Epis : après les municipales ?

Autre sujet important pour les maires polynésiens : l’Établissement public d’incendie et de secours (Epis), impliquant État, Pays et communes, créé par ordonnance en 2006 mais qui n’a jamais vu le jour. En cause : des désaccords successifs entre les différents acteurs. « Le message qu'on voulait faire passer ici à Paris, c'est que les travailleurs veulent attendre après les élections communales pour la mise en place de cette structure-là, parce qu'il y aura peut-être des nouveaux maires. Il faut que tout le monde soit impliqué pour la mise en place de cet Epis », explique Cyril Tetuanui.
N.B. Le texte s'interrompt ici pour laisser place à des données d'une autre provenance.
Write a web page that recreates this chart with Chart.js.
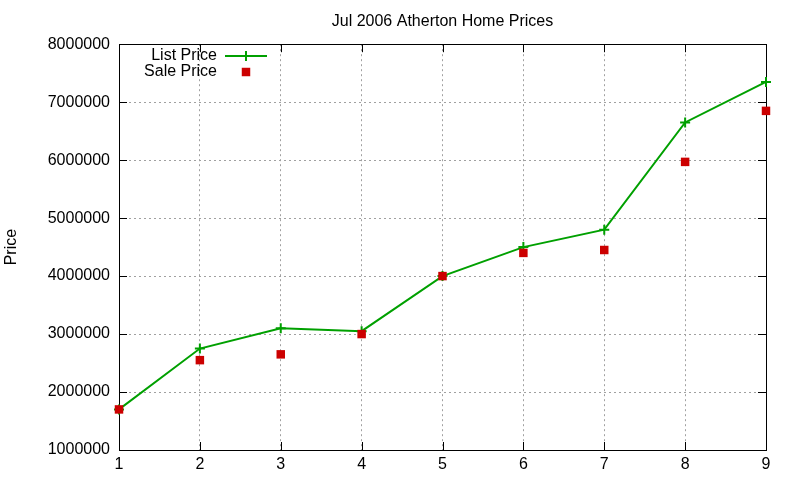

« Ensuite, notre souci aussi, c'est le financement. Qui va financer ? Là aussi, l'État n'est pas très clair avec le pays. C'est encore des discussions qu'il faut faire aboutir. C'est pour ça qu'on m'a demandé de pousser ça après les élections communales. L'État nous a entendus. Ils vont prendre le décret, il me semble. Après, on va voir », ajoute le président du SPCPF qui, à ce sujet, ne repart pas avec un engagement clair du gouvernement.

Deux partenariats avec l’OiEau

À Paris, le Syndicat pour la Promotion des communes et le Centre de Gestion et de Formation (CGF) de Polynésie ont signé deux conventions de partenariat avec l’Organisation internationale de l’Eau. Avec le SPCPF, l’OiEau « interviendra pour soutenir les équipes locales et les futures mandatures dans la prise de décision, l’établissement de stratégies opérationnelles, et la structuration des services ».

Avec le CGF, l’organisation mettra l’accent sur « la formation professionnelle technique des équipes communales et la co-construction de modules adaptés aux besoins spécifiques des services hydrauliques polynésiens ». « L’OiEau élaborera et réalisera des formations (théorie et pratique), mettra à disposition des moyens pédagogiques et logistiques, et participera à des réseaux professionnels pour renforcer leur coordination ».